Each part begins as the relationship is deteriorating and the interloper is moving in. The good times are recalled in flashbacks, with Scott and Zelda Fitzgerald making cameos.
Despite the bitterness, recriminations and sadness, there's a great deal of sympathy for the four women. And although Hemingway himself often appears selfish and even foolish, his charm, magnetism and vulnerability also come through.
"Some women have said to me, 'I don't want to read a book about Hemingway, he was such a monster'. But there must have been times that were marvelous.
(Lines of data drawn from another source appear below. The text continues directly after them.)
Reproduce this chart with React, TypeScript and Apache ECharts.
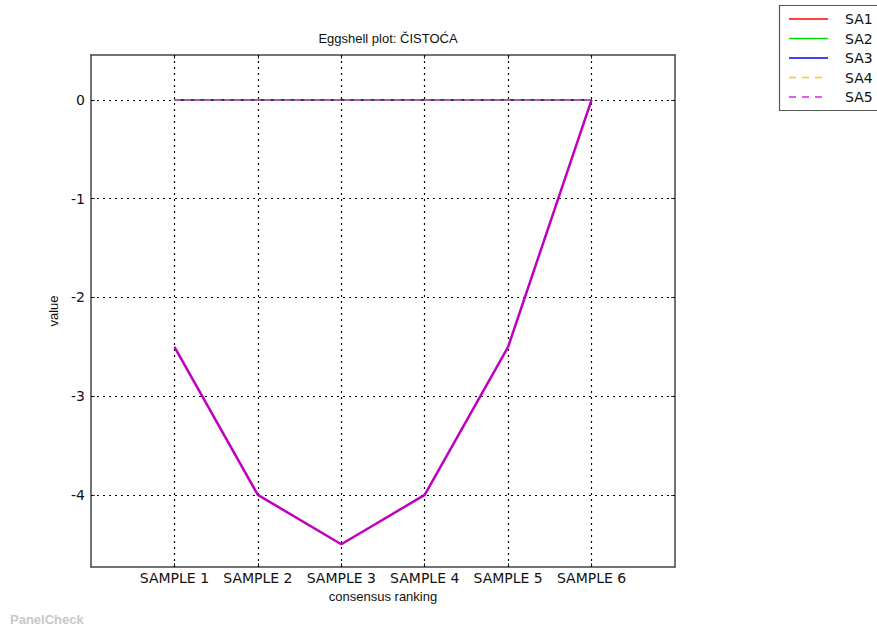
import React, { useEffect, useRef } from "react";
import * as echarts from "echarts";

const sampleNames = ["SAMPLE 1", "SAMPLE 2", "SAMPLE 3", "SAMPLE 4", "SAMPLE 5", "SAMPLE 6"];
const samplePositions = [1, 2, 3, 4, 5, 6];
const assessorNames = ["SA1", "SA2", "SA3", "SA4", "SA5"];
const assessorColors = ["#ff0000", "#00dd00", "#0000ff", "#ffc800", "#dd22ee"];
const assessorDashed = [false, false, false, true, true];
const sa1 = [0, 0, 0, 0, 0, 0];
const sa2 = [0, 0, 0, 0, 0, 0];
const sa3 = [0, 0, 0, 0, 0, 0];
const sa4 = [0, 0, 0, 0, 0, 0];
const sa5 = [0, 0, 0, 0, 0, 0];
const consensus = [-2.5, -4, -4.5, -4, -2.5, 0];
const yTicks = [0, -1, -2, -3, -4];

export default function App() {
  const ref = useRef<HTMLDivElement>(null);
  useEffect(() => {
    if (!ref.current) return;
    const chart = echarts.init(ref.current, null, { renderer: "svg" });
    const assessorData = [sa1, sa2, sa3, sa4, sa5];
    const font = "DejaVu Sans";
    const frame = { show: true, onZero: false, lineStyle: { color: "#444", width: 1.5 } };
    const series: any[] = assessorNames.map((name, i) => ({
      name,
      type: "line",
      data: assessorData[i].map((v, j) => [samplePositions[j], v]),
      symbol: "none",
      lineStyle: {
        color: assessorColors[i],
        width: 1.2,
        type: assessorDashed[i] ? [6, 4] : "solid",
      },
      z: 3 + i,
    }));
    series.push({
      name: "consensus",
      type: "line",
      data: consensus.map((v, j) => [samplePositions[j], v]),
      symbol: "none",
      lineStyle: { color: "#bf00bf", width: 2.5 },
      z: 2,
      markLine: {
        silent: true,
        symbol: "none",
        label: { show: false },
        lineStyle: { color: "#000", type: [2, 4], width: 1.2 },
        data: [
          ...yTicks.map((v) => ({ yAxis: v })),
          ...samplePositions.map((v) => ({ xAxis: v })),
        ],
        z: 1,
      },
    });
    const legendItems: any[] = [
      {
        type: "rect",
        shape: { x: 779.5, y: 5.5, width: 120, height: 105 },
        style: { fill: "#fff", stroke: "#555", lineWidth: 1.2 },
      },
    ];
    assessorNames.forEach((name, i) => {
      const y = 19 + i * 19.5;
      legendItems.push({
        type: "line",
        shape: { x1: 789, y1: y, x2: 828, y2: y },
        style: {
          stroke: assessorColors[i],
          lineWidth: 1.5,
          lineDash: assessorDashed[i] ? [7, 6] : null,
        },
      });
      legendItems.push({
        type: "text",
        x: 845,
        y,
        style: { text: name, font: `14px '${font}'`, fill: "#111", verticalAlign: "middle", align: "left" },
      });
    });
    legendItems.push({
      type: "text",
      x: 10,
      y: 619,
      style: {
        text: "PanelCheck",
        font: "bold 13px 'Liberation Sans'",
        fill: "#c8c8c8",
        verticalAlign: "middle",
      },
    });
    chart.setOption({
      animation: false,
      backgroundColor: "#fff",
      title: {
        text: "Eggshell plot: ČISTOĆA",
        left: 383,
        top: 27,
        textAlign: "center",
        textStyle: { fontFamily: "Liberation Sans", fontSize: 13, fontWeight: "normal", color: "#111" },
      },
      grid: { left: 91, top: 55, width: 584, height: 512, show: false },
      xAxis: [
        {
          type: "value",
          min: 0,
          max: 7,
          interval: 1,
          axisLine: frame,
          splitLine: { show: false },
          axisTick: { show: true, inside: true, length: 4, lineStyle: { color: "#444" }, customValues: samplePositions },
          axisLabel: {
            customValues: samplePositions,
            formatter: (v: number) => sampleNames[samplePositions.indexOf(Math.round(v))] ?? "",
            fontFamily: font,
            fontSize: 14,
            color: "#111",
            margin: 4,
          },
          name: "consensus ranking",
          nameLocation: "middle",
          nameGap: 22,
          nameTextStyle: { fontFamily: "Liberation Sans", fontSize: 13, color: "#111" },
        },
        {
          type: "value",
          position: "top",
          min: 0,
          max: 7,
          interval: 1,
          axisLine: frame,
          splitLine: { show: false },
          axisTick: { show: true, inside: true, length: 4, lineStyle: { color: "#444" }, customValues: samplePositions },
          axisLabel: { show: false },
        },
      ],
      yAxis: [
        {
          type: "value",
          min: -4.73,
          max: 0.455,
          axisLine: frame,
          splitLine: { show: false },
          axisTick: { show: true, inside: true, length: 4, lineStyle: { color: "#444" }, customValues: yTicks },
          axisLabel: {
            customValues: yTicks,
            formatter: (v: number) => String(Math.round(v)),
            fontFamily: font,
            fontSize: 14,
            color: "#111",
            margin: 6,
          },
          name: "value",
          nameLocation: "middle",
          nameGap: 24,
          nameRotate: 90,
          nameTextStyle: { fontFamily: "Liberation Sans", fontSize: 13, color: "#111" },
        },
        {
          type: "value",
          position: "right",
          min: -4.73,
          max: 0.455,
          axisLine: frame,
          splitLine: { show: false },
          axisTick: { show: true, inside: true, length: 4, lineStyle: { color: "#444" }, customValues: yTicks },
          axisLabel: { show: false },
        },
      ],
      series,
      graphic: legendItems,
    });
    return () => chart.dispose();
  }, []);
  return (
    <div
      ref={ref}
      style={{ position: "fixed", left: 0, top: 0, width: 877, height: 629, background: "#fff" }}
    />
  );
}
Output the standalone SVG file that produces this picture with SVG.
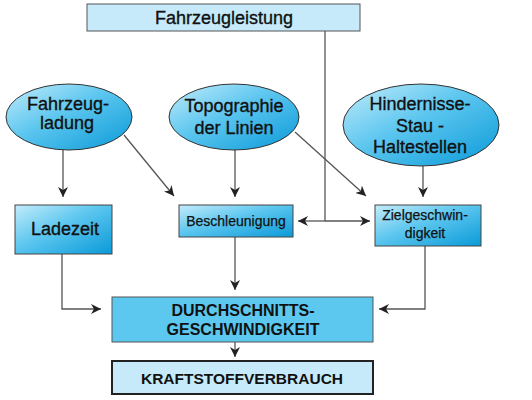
<svg xmlns="http://www.w3.org/2000/svg" width="532" height="400" viewBox="0 0 532 400">
<defs>
<linearGradient id="g" x1="0" y1="0" x2="1" y2="1">
<stop offset="0" stop-color="#c4ecfb"/>
<stop offset="0.45" stop-color="#5cc6ef"/>
<stop offset="1" stop-color="#0a9ad8"/>
</linearGradient>
<marker id="ah" viewBox="0 0 10 10" refX="10" refY="5" markerWidth="10" markerHeight="10" markerUnits="userSpaceOnUse" orient="auto">
<path d="M0,0 L10,5 L0,10 L3,5 Z" fill="#222"/>
</marker>
<style>
.t{font-family:"Liberation Sans",Arial,sans-serif;fill:#111;text-anchor:middle;stroke:#111;stroke-width:0.35}
.n{font-size:18px}
.s{font-size:14px;stroke-width:0.25}
.b{font-size:16px;font-weight:bold;stroke-width:0}
.el{fill:url(#g);stroke:#333;stroke-width:1}
.bx{fill:url(#g);stroke:#444;stroke-width:1}
.lt{fill:#c6eafa;stroke:#555;stroke-width:1}
.c{fill:none;stroke:#555;stroke-width:1.3}
</style>
</defs>
<g id="connectors">
<polyline class="c" points="325,31 325,221"/>
<line class="c" x1="325" y1="221" x2="298" y2="221" marker-end="url(#ah)"/>
<line class="c" x1="325" y1="221" x2="370" y2="221" marker-end="url(#ah)"/>
<line class="c" x1="63" y1="150" x2="63" y2="197" marker-end="url(#ah)"/>
<line class="c" x1="124" y1="135" x2="174" y2="196" marker-end="url(#ah)"/>
<line class="c" x1="235" y1="150" x2="235" y2="197" marker-end="url(#ah)"/>
<line class="c" x1="295" y1="132" x2="366" y2="196" marker-end="url(#ah)"/>
<line class="c" x1="423" y1="166" x2="423" y2="197" marker-end="url(#ah)"/>
<polyline class="c" points="62,254 62,309 101,309" marker-end="url(#ah)"/>
<line class="c" x1="235" y1="237" x2="235" y2="290" marker-end="url(#ah)"/>
<polyline class="c" points="425,246 425,309 379,309" marker-end="url(#ah)"/>
<line class="c" x1="235" y1="342" x2="235" y2="357" marker-end="url(#ah)"/>
</g>
<g id="fahrzeugleistung">
<rect class="lt" x="87" y="4" width="273" height="27"/>
<text class="t n" x="224" y="24">Fahrzeugleistung</text>
</g>
<g id="fahrzeugladung">
<ellipse class="el" cx="69" cy="117" rx="63" ry="33"/>
<text class="t n" x="68" y="110">Fahrzeug-</text>
<text class="t n" x="67" y="129">ladung</text>
</g>
<g id="topographie">
<ellipse class="el" cx="234" cy="117" rx="65" ry="33"/>
<text class="t n" x="234" y="112">Topographie</text>
<text class="t n" x="234" y="134">der Linien</text>
</g>
<g id="hindernisse">
<ellipse class="el" cx="421" cy="125" rx="78" ry="41"/>
<text class="t n" x="420" y="110">Hindernisse-</text>
<text class="t n" x="420" y="132">Stau -</text>
<text class="t n" x="420" y="153">Haltestellen</text>
</g>
<g id="ladezeit">
<rect class="bx" x="15" y="205" width="97" height="49"/>
<text class="t n" x="65" y="235">Ladezeit</text>
</g>
<g id="beschleunigung">
<rect class="bx" x="179" y="205" width="114" height="32"/>
<text class="t s" x="236" y="226">Beschleunigung</text>
</g>
<g id="zielgeschwindigkeit">
<rect class="bx" x="375" y="205" width="106" height="41"/>
<text class="t s" x="425" y="220">Zielgeschwin-</text>
<text class="t s" x="425" y="238">digkeit</text>
</g>
<g id="durchschnitt">
<rect x="112" y="297" width="261" height="45" fill="#5cc8f0" stroke="#555" stroke-width="1"/>
<text class="t b" x="243" y="316">DURCHSCHNITTS-</text>
<text class="t b" x="243" y="335">GESCHWINDIGKEIT</text>
</g>
<g id="kraftstoff">
<rect x="112" y="361" width="261" height="33" fill="#c6eafa" stroke="#222" stroke-width="2"/>
<text class="t b" x="242" y="384" style="font-size:15.5px">KRAFTSTOFFVERBRAUCH</text>
</g>
</svg>
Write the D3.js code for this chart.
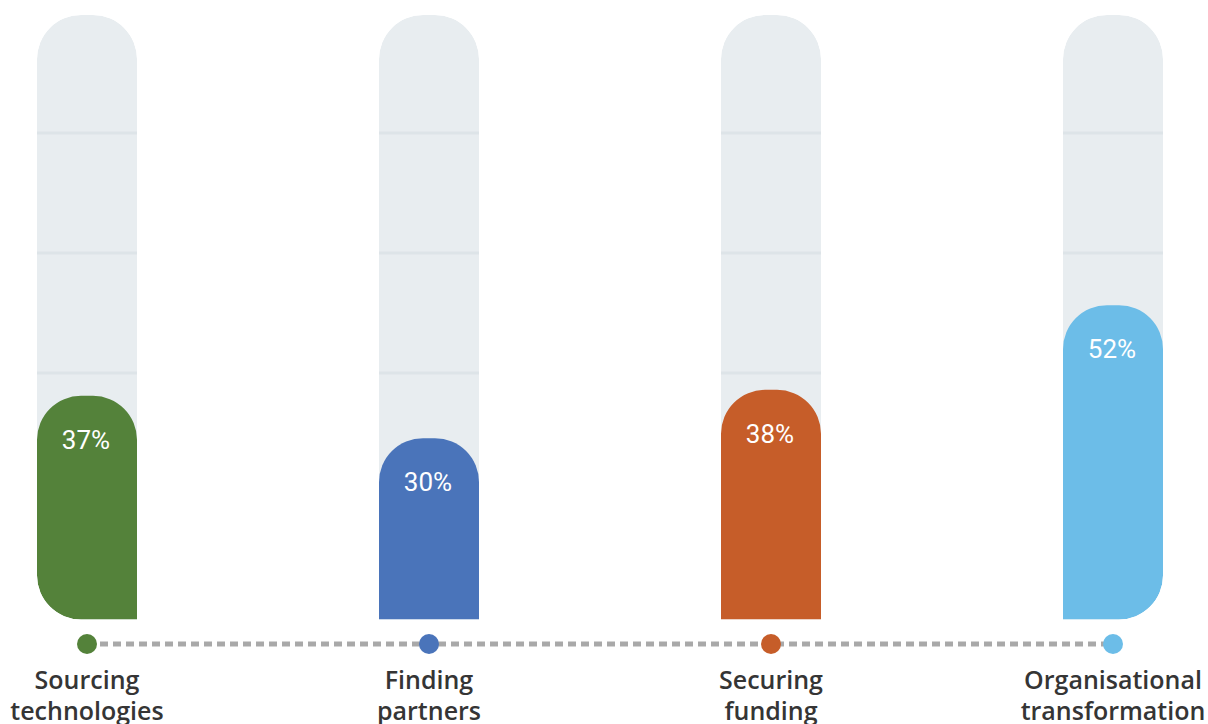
<!DOCTYPE html>
<html><head><meta charset="utf-8">
<script src="https://cdn.jsdelivr.net/npm/d3@7/dist/d3.min.js"></script>
<style>
html,body{margin:0;padding:0;background:#fff;}
svg{display:block;}
</style></head>
<body>
<svg id="chart" width="1208" height="724"></svg>
<script>
const categories = ["Sourcing technologies", "Finding partners", "Securing funding", "Organisational transformation"];
const labelLines = [["Sourcing","technologies"],["Finding","partners"],["Securing","funding"],["Organisational","transformation"]];
const values = [37, 30, 38, 52];
const colors = ["#54823a", "#4a74ba", "#c65d29", "#6cbde8"];
const gridTicks = [20, 40, 60, 80];

const svg = d3.select("#chart");
const x = d3.scalePoint().domain(categories).range([87, 1113]);
const y = d3.scaleLinear().domain([0, 100]).range([619.5, 15]);
const yGrid = d3.scaleLinear().domain([0, 100]).range([613, 13]);
const bw = 100, R = 44;

function rr(x0, y0, w, h, tl, tr, br, bl) {
  const p = d3.path();
  p.moveTo(x0 + tl, y0);
  p.lineTo(x0 + w - tr, y0);
  if (tr) p.arcTo(x0 + w, y0, x0 + w, y0 + tr, tr);
  p.lineTo(x0 + w, y0 + h - br);
  if (br) p.arcTo(x0 + w, y0 + h, x0 + w - br, y0 + h, br);
  p.lineTo(x0 + bl, y0 + h);
  if (bl) p.arcTo(x0, y0 + h, x0, y0 + h - bl, bl);
  p.lineTo(x0, y0 + tl);
  if (tl) p.arcTo(x0, y0, x0 + tl, y0, tl);
  p.closePath();
  return p.toString();
}
const n = categories.length;
const blR = i => i === 0 ? R : 0;
const brR = i => i === n - 1 ? R : 0;

const g = svg.append("g");
categories.forEach((c, i) => {
  const cx = x(c);
  const clipId = "clip" + i;
  const trackPath = rr(cx - bw/2, y(100), bw, y(0) - y(100), R, R, brR(i), blR(i));
  svg.append("clipPath").attr("id", clipId).append("path").attr("d", trackPath);
  const tg = g.append("g").attr("clip-path", `url(#${clipId})`);
  tg.append("path").attr("d", trackPath).attr("fill", "#e8edf0");
  tg.selectAll("line.grid").data(gridTicks).enter().append("line")
    .attr("x1", cx - bw/2).attr("x2", cx + bw/2)
    .attr("y1", d => yGrid(d)).attr("y2", d => yGrid(d))
    .attr("stroke", "#dde4e8").attr("stroke-width", 3);
  tg.append("path")
    .attr("d", rr(cx - bw/2, y(values[i]), bw, y(0) - y(values[i]), R, R, brR(i), blR(i)))
    .attr("fill", colors[i]);
  g.append("text")
    .attr("x", cx - 1).attr("y", y(values[i]) + 53)
    .attr("text-anchor", "middle")
    .attr("font-family", "Roboto, sans-serif")
    .attr("font-size", 26).attr("font-weight", 400)
    .attr("fill", "#fff")
    .text(values[i] + "%");
});

svg.append("line")
  .attr("x1", x(categories[0])).attr("x2", x(categories[n-1]))
  .attr("y1", 644).attr("y2", 644)
  .attr("stroke", "#a9a9a9").attr("stroke-width", 5)
  .attr("stroke-dasharray", "8,5");
svg.selectAll("circle.dot").data(categories).enter().append("circle")
  .attr("cx", d => x(d)).attr("cy", 644).attr("r", 10)
  .attr("fill", (d, i) => colors[i]);

categories.forEach((c, i) => {
  const t = svg.append("text")
    .attr("text-anchor", "middle")
    .attr("font-family", "'Open Sans', sans-serif")
    .attr("font-size", 25).attr("font-weight", 600)
    .attr("fill", "#353535");
  labelLines[i].forEach((ln, j) => {
    t.append("tspan").attr("x", x(c)).attr("y", 689 + j * 31).text(ln);
  });
});
</script>
</body></html>
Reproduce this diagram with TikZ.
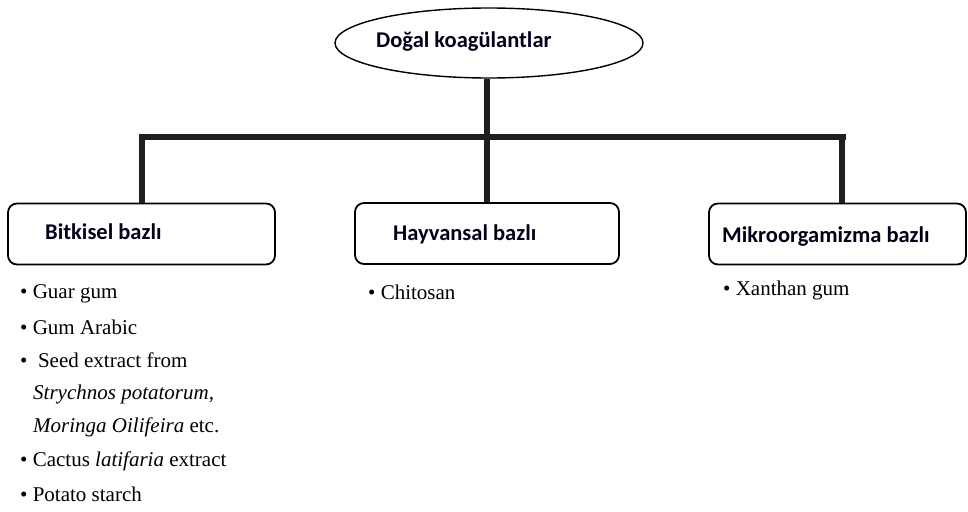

If he had been vile all the time, these four clever women wouldn't have stuck around."
Of all the wives, Wood said she felt most sympathy for Pauline, who has often got short shrift from scholars.
"History treats her as 'the Devil in Dior' figure, the flapper come to steal Hemingway away from his farm wife. But she got the worst deal. She was summarily dumped by Hemingway.
"She gave him the money that paid for the safari trips, the house in Key West, the duck hunting in Wyoming, the bullfights in Spain. She never moved on, she never remarried, and she dies prematurely and never gets to tell her story."
It was, she said, something of a riposte to 'A Moveable Feast', Hemingway's memoir of the early days in which he eulogizes Hadley but is rather hard on Pauline.
Gellhorn, revered by a new generation of female foreign correspondents, comes over as the least endearing of the wives.
"She's somewhat humorless. She always wants to be somewhere else and to shout out loud about injustice. That makes her a pioneering correspondent but probably a pain to live with," Wood said.
Wood, who teaches creative writing at London's Goldsmiths college, traveled to various spots on the Hemingway map to research the novel and also put in many hours at the British Library. As result, the novel is packed with detail, down to the Miro picture hanging on the wall of the Paris apartment.
Still, she said, she still had not quite solved the mystery of Hemingway's dependence on women.
"He said that after he finishes writing, he feels a wretched loneliness and emptiness. I think that's what the women helped to dissolve. They helped to bring comfort to the perils of writing.
"But why did he have to marry everyone? Why couldn't he just have had girlfriends?"